Denied with all the things I desired when I was young, and as I grew up, I can say, definitely I didn’t need these stuff. Not long ago, I had the chance to become rich, a chance to earn P3,000-P5,000 weekly for the first few months and at maximum of around P15,000 a week after. I was already listing the things I want to buy when I’m gonna get my 15K… Until a knock on my head, I realized, I’m losing my faith… I’m spending more time counting money than thanking Him. Beat that Mr. Supervisor!
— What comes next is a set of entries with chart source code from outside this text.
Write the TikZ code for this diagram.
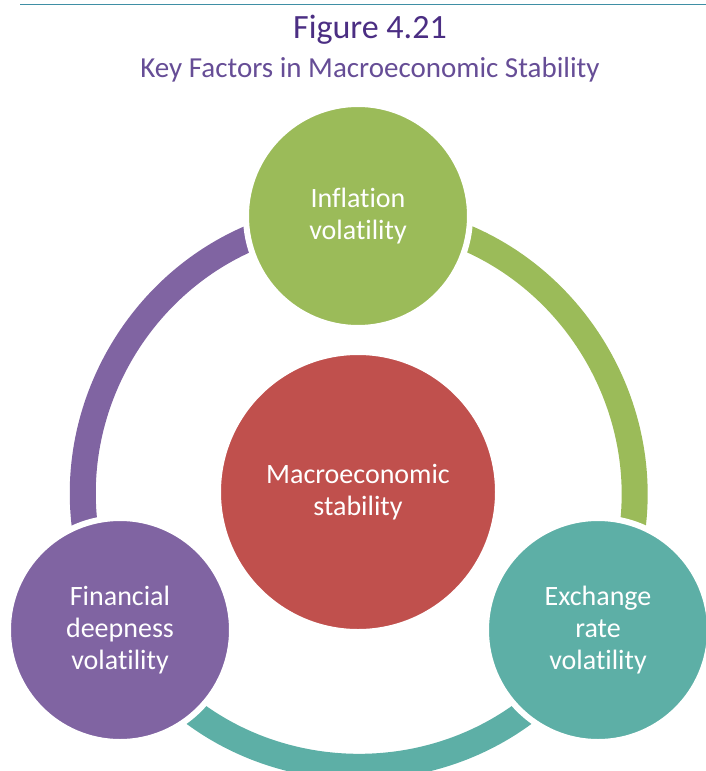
\documentclass[tikz,border=0pt]{standalone}
\usepackage{fontspec}
\setmainfont{Carlito}[Ligatures=CommonOff]
\usetikzlibrary{positioning, backgrounds}
\definecolor{myGreen}{HTML}{9BBB59}
\definecolor{myRed}{HTML}{C0504D}
\definecolor{myPurple}{HTML}{8064A2}
\definecolor{myTeal}{HTML}{5DAFA6}
\definecolor{myTitle}{HTML}{4B2E83}
\definecolor{myRule}{HTML}{3F8FA5}

\begin{document}
\begin{tikzpicture}[
x=1pt, y=1pt,
factor/.style={circle, fill=#1, draw=white, line width=6pt, minimum size=224pt, inner sep=0pt, align=center, text=white, font=\fontsize{28}{32}\selectfont},
ring/.style={line width=26pt, #1, bend left=60, looseness=1.13}
]
\useasboundingbox (0,0) rectangle (706,-771);

\draw[myRule, line width=1.5pt] (20,-4.5) -- (706,-4.5);
\node[text=myTitle, font=\fontsize{34}{38}\selectfont] (title) at (370,-30) {Figure 4.21};
\node[text=myTitle!85, font=\fontsize{29}{32}\selectfont] (subtitle) at (370,-70) {Key Factors in Macroeconomic Stability};

\node[factor=myGreen] (inflation) at (358,-216) {Inflation\\volatility};
\node[factor=myPurple] (financial) at (120,-630) {Financial\\deepness\\volatility};
\node[factor=myTeal] (exchange) at (598,-630) {Exchange\\rate\\volatility};
\node[factor=myRed, minimum size=280pt] (stability) at (358,-492) {Macroeconomic\\stability};

\begin{scope}[on background layer]
\draw[ring=myPurple] (financial.center) to (inflation.center);
\draw[ring=myGreen] (inflation.center) to (exchange.center);
\draw[ring=myTeal] (exchange.center) to (financial.center);
\end{scope}
\end{tikzpicture}
\end{document}
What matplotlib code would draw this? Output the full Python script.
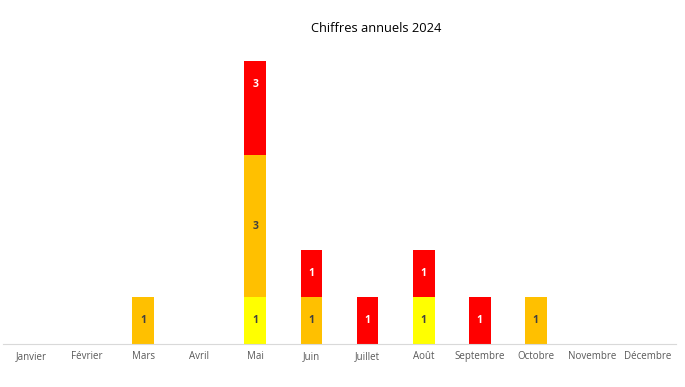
import matplotlib.pyplot as plt
import numpy as np

months = ['Janvier', 'Février', 'Mars', 'Avril', 'Mai', 'Juin', 'Juillet',
          'Août', 'Septembre', 'Octobre', 'Novembre', 'Décembre']
jaune = [0, 0, 0, 0, 1, 0, 0, 1, 0, 0, 0, 0]
orange = [0, 0, 1, 0, 3, 1, 0, 0, 0, 1, 0, 0]
rouge = [0, 0, 0, 0, 3, 1, 1, 1, 1, 0, 0, 0]

plt.rcParams['font.family'] = ['Open Sans', 'DejaVu Sans']

fig = plt.figure(figsize=(6.85, 3.87), dpi=100)
ax = fig.add_axes([3/685, 1 - 344/387, 673/685, (344 - 61)/387])

x = np.arange(len(months))
w = 0.39
series = [(jaune, '#FFFF00', '#404040'),
          (orange, '#FFC000', '#404040'),
          (rouge, '#FF0000', 'white')]
bottom = np.zeros(len(months))
for vals, col, tcol in series:
    vals = np.array(vals)
    ax.bar(x, vals, w, bottom=bottom, color=col, zorder=2)
    # labels at the middle of the full segment (even if clipped at the top)
    for xi, v, b in zip(x, vals, bottom):
        if v > 0:
            ax.text(xi, b + v / 2, str(v), ha='center', va='center',
                    color=tcol, fontsize=7.5, fontweight='bold', zorder=3)
    bottom += vals

ax.set_xlim(-0.5, 11.5)
ax.set_ylim(0, 6)
ax.set_yticks([])
ax.set_xticks(x)
ax.set_xticklabels(months, fontsize=7, color='#595959')
ax.tick_params(axis='x', length=0, pad=5)
for s in ['top', 'right', 'left']:
    ax.spines[s].set_visible(False)
ax.spines['bottom'].set_color('#D9D9D9')

fig.text(376/685, 1 - 28/387, 'Chiffres annuels 2024', ha='center', va='center',
         fontsize=9.3, color='#000000')

plt.savefig('out.png', dpi=100)
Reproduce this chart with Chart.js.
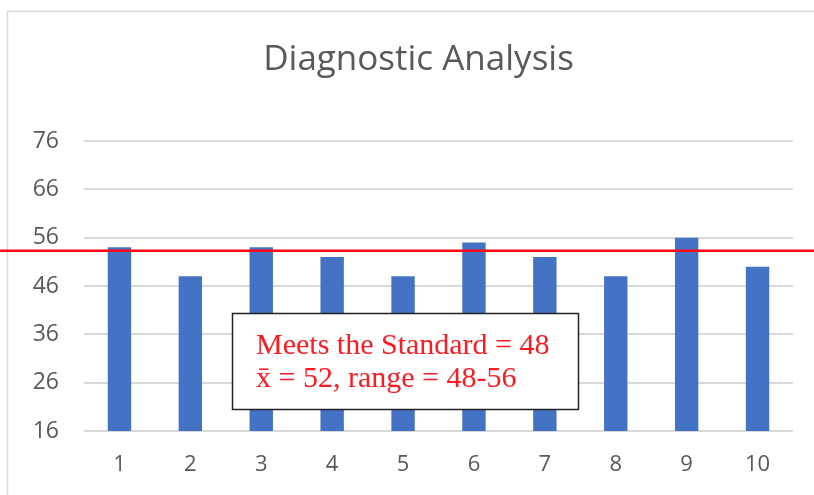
<!DOCTYPE html>
<html>
<head>
<meta charset="utf-8">
<script src="https://cdn.jsdelivr.net/npm/chart.js@4"></script>
<style>
  html, body { margin: 0; padding: 0; background: #fff; }
  #wrap { width: 814px; height: 495px; }
</style>
</head>
<body>
<div id="wrap"><canvas id="c" width="814" height="495"></canvas></div>
<script>
// Trial numbers on the x axis and the score of each trial
const categories = ['1', '2', '3', '4', '5', '6', '7', '8', '9', '10'];
const scores = [54, 48, 54, 52, 48, 55, 52, 48, 56, 50];
const yTicks = [16, 26, 36, 46, 56, 66, 76];
// Horizontal marker line across the chart
const markerValue = 53.3;
// Note shown in the boxed callout
const noteLines = ['Meets the Standard = 48', 'x\u0304 = 52, range = 48-56'];

const GRID = '#d9d9d9';
const TEXT = '#595959';

const overlay = {
  id: 'overlay',
  afterLayout(chart) {
    // centre the title over the whole chart frame rather than the plot
    const t = chart.titleBlock;
    if (t) {
      t.left = 44;
      t.right = 793;
      t.width = t.right - t.left;
    }
  },
  beforeDraw(chart) {
    const ctx = chart.ctx;
    ctx.save();
    ctx.fillStyle = '#fff';
    ctx.fillRect(0, 0, chart.width, chart.height);
    // outer chart frame (top and left edges visible)
    ctx.strokeStyle = GRID;
    ctx.lineWidth = 1.5;
    ctx.beginPath();
    ctx.moveTo(7.5, chart.height);
    ctx.lineTo(7.5, 11.5);
    ctx.lineTo(chart.width, 11.5);
    ctx.stroke();
    ctx.restore();
  },
  afterDraw(chart) {
    const ctx = chart.ctx;
    const y = chart.scales.y.getPixelForValue(markerValue);
    ctx.save();
    // red marker line across the full width
    ctx.strokeStyle = '#ff0a14';
    ctx.lineWidth = 2.5;
    ctx.beginPath();
    ctx.moveTo(0, y);
    ctx.lineTo(chart.width, y);
    ctx.stroke();

    // callout box
    const bx = 232.5, by = 313.5, bw = 346, bh = 96;
    ctx.fillStyle = '#fff';
    ctx.fillRect(bx, by, bw, bh);
    ctx.strokeStyle = '#222';
    ctx.lineWidth = 1.5;
    ctx.strokeRect(bx, by, bw, bh);
    ctx.fillStyle = '#ff1a22';
    ctx.font = '30px "Liberation Serif", "Times New Roman", serif';
    ctx.textBaseline = 'alphabetic';
    ctx.textAlign = 'left';
    ctx.fillText(noteLines[0], 256, 354);
    ctx.fillText(noteLines[1], 256, 387);
    ctx.restore();
  }
};

new Chart(document.getElementById('c'), {
  type: 'bar',
  data: {
    labels: categories,
    datasets: [{
      data: scores,
      backgroundColor: '#4472c4',
      borderWidth: 0,
      barPercentage: 0.33,
      categoryPercentage: 1.0
    }]
  },
  options: {
    responsive: false,
    animation: false,
    layout: { padding: { left: 0, right: 21, top: 0, bottom: 0 } },
    plugins: {
      legend: { display: false },
      tooltip: { enabled: false },
      title: {
        display: true,
        text: 'Diagnostic Analysis',
        color: TEXT,
        font: { family: '"Open Sans", sans-serif', size: 35, weight: 'normal' },
        padding: { top: 39, bottom: 60 }
      }
    },
    scales: {
      x: {
        grid: { display: false, drawTicks: false },
        border: { display: false },
        ticks: {
          color: TEXT,
          padding: 21,
          font: { family: '"Open Sans", sans-serif', size: 22 }
        },
        afterFit(scale) { scale.height = 64; }
      },
      y: {
        min: yTicks[0],
        max: yTicks[yTicks.length - 1],
        afterBuildTicks(scale) { scale.ticks = yTicks.map(v => ({ value: v })); },
        grid: { color: GRID, lineWidth: 2, drawTicks: false },
        border: { display: false },
        ticks: {
          color: TEXT,
          padding: 25,
          font: { family: '"Open Sans", sans-serif', size: 23 }
        },
        afterFit(scale) { scale.width = 84; }
      }
    }
  },
  plugins: [overlay]
});
</script>
</body>
</html>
I’m done with life as many see it. Dreams can be fulfilled, I’ve seen that, but I chose not to take it. Coz I ask myself one question I couldn’t answer, “When all my dreams come true, what will be next, shall I continue dreaming until the end?”. What kind of life is that! A life of counting dreams as much as fulfilling it!? It’s a constitution of never ending symphony that doesn’t fit any end except death.
I wish to make a difference. That’s what I want. That’s what I wish for, something different. Something people seem to wish for as if they think it would never happen. Ever since college, I always want to beat norms. I want to defy the bars they set.
And she asked me, “Have you really gone over it.. Have you really moved on?”
This question can’t be answered by a yes or a no. But I can say… I’m listening on the flow of the stream, wishing, it would cross mine.
Many people say, “I’ll never look back… For my past caused me Pain”… or something like, “My past is something I must forget” or, “(s)He’s a part of yesterday I’ll never look back”…. I tend to laugh at them actually, cause how sure are they that what they are running away from is still behind them and not waiting in front of them?
I’ll tell you guys one thing… Especially who told me I made her cry just reading my blogs. It’s a compliment I’d take till my last breathe. If someone was so touched with my blogs… I hope I’ve made you smile too after awhile.
My life is like a book. Every striking chapter is found here in my blog. Every memorable part is definitely noted. But my diary is in my heart (or in my room). And if you wake up around 1 or 2 am in the morning (Philippine time), try to look out at the sky, coz probably, I’m doing the same thing.. and for sure, we are under the same roof of clouds or stars up above. Think of me.. Think of me praying alone, whispering to the Almighty, sitting alone, with my heart screaming for everything I could not say.